→ **Written task**
Locate and copy each line in the data that contains the word "this".

Records excerpted from a collection:
════════
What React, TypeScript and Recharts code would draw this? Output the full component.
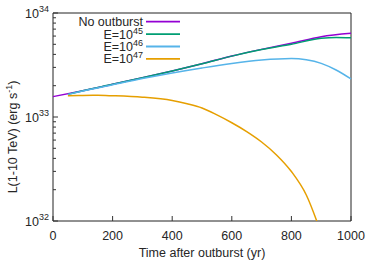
import React from 'react';
import { LineChart, Line, XAxis, YAxis, ReferenceArea, Legend } from 'recharts';

const timeNo = [0, 100, 200, 300, 400, 500, 600, 700, 800, 900, 1000];
const lumNo = [1.57e33, 1.79e33, 2.06e33, 2.38e33, 2.77e33, 3.25e33, 3.86e33, 4.47e33, 5.12e33, 5.92e33, 6.38e33];

const time45 = [50, 100, 200, 300, 400, 500, 600, 700, 800, 900, 950, 1000];
const lum45 = [1.65e33, 1.79e33, 2.06e33, 2.38e33, 2.77e33, 3.25e33, 3.85e33, 4.45e33, 5.01e33, 5.71e33, 5.82e33, 5.78e33];

const time46 = [50, 100, 200, 300, 400, 500, 600, 700, 800, 850, 900, 950, 1000];
const lum46 = [1.65e33, 1.78e33, 2.04e33, 2.34e33, 2.65e33, 2.96e33, 3.27e33, 3.53e33, 3.65e33, 3.55e33, 3.28e33, 2.83e33, 2.32e33];

const time47 = [50, 100, 150, 200, 300, 400, 450, 500, 550, 600, 650, 700, 750, 800, 850, 900];
const lum47 = [1.6e33, 1.61e33, 1.615e33, 1.6e33, 1.55e33, 1.44e33, 1.34e33, 1.22e33, 1.047e33, 8.81e32, 7.24e32, 5.75e32, 4.32e32, 2.99e32, 1.78e32, 0.76e32];

const xTicks = [0, 200, 400, 600, 800, 1000];
const yTicks = [
  1e32, 2e32, 3e32, 4e32, 5e32, 6e32, 7e32, 8e32, 9e32,
  1e33, 2e33, 3e33, 4e33, 5e33, 6e33, 7e33, 8e33, 9e33, 1e34,
];

const series = [
  { name: 'No outburst', exp: '', color: '#9400d3', t: timeNo, L: lumNo },
  { name: 'E=10', exp: '45', color: '#009e73', t: time45, L: lum45 },
  { name: 'E=10', exp: '46', color: '#56b4e9', t: time46, L: lum46 },
  { name: 'E=10', exp: '47', color: '#e69f00', t: time47, L: lum47 },
];

const font = '"Liberation Sans", Arial, sans-serif';
const ink = '#262626';

const toRows = (t: number[], L: number[]) => t.map((v, i) => ({ t: v, L: L[i] }));

const YTick = (props: any) => {
  const { x, y, payload } = props;
  const e = Math.log10(payload.value);
  const major = Math.abs(e - Math.round(e)) < 1e-6;
  return (
    <g>
      <line x1={x} x2={x + (major ? 5 : 3)} y1={y} y2={y} stroke="#333" />
      {major && (
        <text x={x - 4} y={y + 5} textAnchor="end" fontSize={12.5} fill={ink} fontFamily={font}>
          10
          <tspan dy={-6} fontSize={9}>{Math.round(e)}</tspan>
        </text>
      )}
    </g>
  );
};

const XTick = (props: any) => {
  const { x, y, payload } = props;
  return (
    <g>
      <line x1={x} x2={x} y1={y} y2={y - 5} stroke="#333" />
      <text x={x} y={y + 19} textAnchor="middle" fontSize={12.5} fill={ink} fontFamily={font}>
        {payload.value}
      </text>
    </g>
  );
};

const LegendBox = () => (
  <svg width={130} height={52}>
    {series.map((s, i) => {
      const ly = 7.7 + i * 12.4;
      return (
        <g key={i}>
          <text x={83} y={ly + 4.5} textAnchor="end" fontSize={12.5} fill={ink} fontFamily={font}>
            {s.name}
            {s.exp && <tspan dy={-5} fontSize={9}>{s.exp}</tspan>}
          </text>
          <line x1={86} x2={120} y1={ly} y2={ly} stroke={s.color} strokeWidth={1.8} />
        </g>
      );
    })}
  </svg>
);

const App = () => {
  return (
    <div style={{ position: 'absolute', left: 0, top: 0, width: 374, height: 262, background: '#fff' }}>
      <LineChart width={374} height={262} margin={{ top: 13, right: 23, bottom: 0, left: 0 }}>
        <XAxis
          type="number"
          dataKey="t"
          domain={[0, 1000]}
          ticks={xTicks}
          interval={0}
          tick={<XTick />}
          tickSize={0}
          tickMargin={0}
          tickLine={false}
          axisLine={false}
          height={41}
        />
        <YAxis
          type="number"
          scale="log"
          domain={[1e32, 1e34]}
          allowDataOverflow
          ticks={yTicks}
          interval={0}
          tick={<YTick />}
          tickSize={0}
          tickMargin={0}
          tickLine={false}
          axisLine={false}
          width={53}
        />
        <ReferenceArea x1={0} x2={1000} y1={1e32} y2={1e34} fill="none" stroke="#222" strokeWidth={1} />
        {series.map((s, i) => (
          <Line
            key={i}
            data={toRows(s.t, s.L)}
            dataKey="L"
            name={s.name + s.exp}
            type="monotone"
            stroke={s.color}
            strokeWidth={1.5}
            dot={false}
            isAnimationActive={false}
          />
        ))}
        <Legend
          layout="vertical"
          align="center"
          verticalAlign="middle"
          wrapperStyle={{ left: 60, top: 14, width: 130, height: 52 }}
          content={<LegendBox />}
        />
      </LineChart>
      <svg width={374} height={262} style={{ position: 'absolute', left: 0, top: 0, pointerEvents: 'none' }}>
        <text x={202} y={257} textAnchor="middle" fontSize={12.5} fill={ink} fontFamily={font}>
          Time after outburst (yr)
        </text>
        <text
          x={0}
          y={0}
          transform="translate(17,137) rotate(-90)"
          textAnchor="middle"
          fontSize={12.5}
          fill={ink}
          fontFamily={font}
        >
          L(1-10 TeV) (erg s<tspan dy={-5} fontSize={9}>-1</tspan><tspan dy={5}>)</tspan>
        </text>
      </svg>
    </div>
  );
};

export default App;
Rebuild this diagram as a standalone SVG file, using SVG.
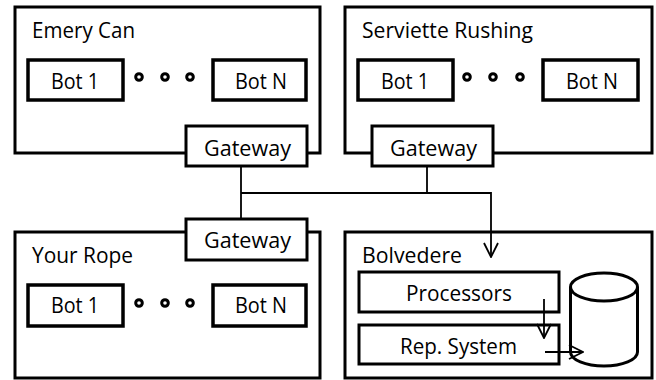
<svg xmlns="http://www.w3.org/2000/svg" width="656" height="380" viewBox="0 0 656 380">
<style>
.box{fill:#fff;stroke:#000;stroke-width:3}
.bot{fill:#fff;stroke:#000;stroke-width:3.5}
.t{font-family:"Open Sans","Liberation Sans",sans-serif;font-size:21px;fill:#000}
.dot{fill:#fff;stroke:#000;stroke-width:3}
.ln{fill:none;stroke:#000;stroke-width:1.8}
</style>
<defs>
<marker id="ah" viewBox="0 0 16 16" refX="15" refY="8" markerWidth="16" markerHeight="16" markerUnits="userSpaceOnUse" orient="auto">
<path d="M1,1 L15,8 L1,15" fill="none" stroke="#000" stroke-width="1.8"/>
</marker>
</defs>
<rect width="656" height="380" fill="#fff"/>
<g id="emery-can">
<rect class="box" x="15" y="7" width="305" height="146"/>
<text class="t" x="32" y="38" textLength="103" lengthAdjust="spacingAndGlyphs">Emery Can</text>
<g id="ec-bot1"><rect class="bot" x="28" y="60" width="95" height="40"/><text class="t" x="51" y="89" textLength="48" lengthAdjust="spacingAndGlyphs">Bot 1</text></g>
<circle class="dot" cx="139" cy="77" r="3.3"/><circle class="dot" cx="165" cy="77" r="3.3"/><circle class="dot" cx="190" cy="77" r="3.3"/>
<g id="ec-botn"><rect class="bot" x="213" y="60" width="93" height="40"/><text class="t" x="235" y="89" textLength="52" lengthAdjust="spacingAndGlyphs">Bot N</text></g>
<g id="ec-gateway"><rect class="box" x="186" y="126" width="121" height="40"/><text class="t" x="204" y="156" textLength="87" lengthAdjust="spacingAndGlyphs">Gateway</text></g>
</g>
<g id="serviette-rushing">
<rect class="box" x="345" y="7" width="307" height="146"/>
<text class="t" x="362" y="38" textLength="171" lengthAdjust="spacingAndGlyphs">Serviette Rushing</text>
<g id="sr-bot1"><rect class="bot" x="358" y="60" width="95" height="40"/><text class="t" x="381" y="89" textLength="48" lengthAdjust="spacingAndGlyphs">Bot 1</text></g>
<circle class="dot" cx="467" cy="77" r="3.3"/><circle class="dot" cx="493" cy="77" r="3.3"/><circle class="dot" cx="520" cy="77" r="3.3"/>
<g id="sr-botn"><rect class="bot" x="543" y="60" width="95" height="40"/><text class="t" x="566" y="89" textLength="52" lengthAdjust="spacingAndGlyphs">Bot N</text></g>
<g id="sr-gateway"><rect class="box" x="372" y="126" width="121" height="40"/><text class="t" x="390" y="156" textLength="87" lengthAdjust="spacingAndGlyphs">Gateway</text></g>
</g>
<g id="your-rope">
<rect class="box" x="15" y="232" width="305" height="146"/>
<text class="t" x="32" y="263" textLength="101" lengthAdjust="spacingAndGlyphs">Your Rope</text>
<g id="yr-bot1"><rect class="bot" x="28" y="285" width="95" height="41"/><text class="t" x="51" y="313" textLength="48" lengthAdjust="spacingAndGlyphs">Bot 1</text></g>
<circle class="dot" cx="139" cy="303" r="3.3"/><circle class="dot" cx="165" cy="303" r="3.3"/><circle class="dot" cx="190" cy="303" r="3.3"/>
<g id="yr-botn"><rect class="bot" x="213" y="285" width="93" height="41"/><text class="t" x="235" y="313" textLength="52" lengthAdjust="spacingAndGlyphs">Bot N</text></g>
<g id="yr-gateway"><rect class="box" x="186" y="219" width="121" height="41"/><text class="t" x="204" y="248" textLength="87" lengthAdjust="spacingAndGlyphs">Gateway</text></g>
</g>
<g id="bolvedere">
<rect class="box" x="345" y="232" width="307" height="146"/>
<text class="t" x="362" y="263" textLength="100" lengthAdjust="spacingAndGlyphs">Bolvedere</text>
<g id="processors"><rect class="box" x="359" y="272" width="200" height="40"/><text class="t" x="406" y="301" textLength="106" lengthAdjust="spacingAndGlyphs">Processors</text></g>
<g id="rep-system"><rect class="box" x="359" y="325" width="200" height="39"/><text class="t" x="400" y="354" textLength="117" lengthAdjust="spacingAndGlyphs">Rep. System</text></g>
<g id="database">
<path class="box" d="M570.5,287 L570.5,352 A33.5,14 0 0 0 637.5,352 L637.5,287"/>
<ellipse class="box" cx="604" cy="287" rx="33.5" ry="14"/>
</g>
</g>
<g id="connectors">
<path class="ln" d="M241,166 L241,219"/>
<path class="ln" d="M427,166 L427,193"/>
<path class="ln" d="M241,193 L491,193 L491,257" marker-end="url(#ah)"/>
<path class="ln" d="M544,299 L544,338" marker-end="url(#ah)"/>
<path class="ln" d="M545,352 L583,352" marker-end="url(#ah)"/>
</g>
</svg>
════════
→ **Response below**
What React, TypeScript and Recharts code would draw this? Output the full component.
Rebuild this diagram as a standalone SVG file, using SVG.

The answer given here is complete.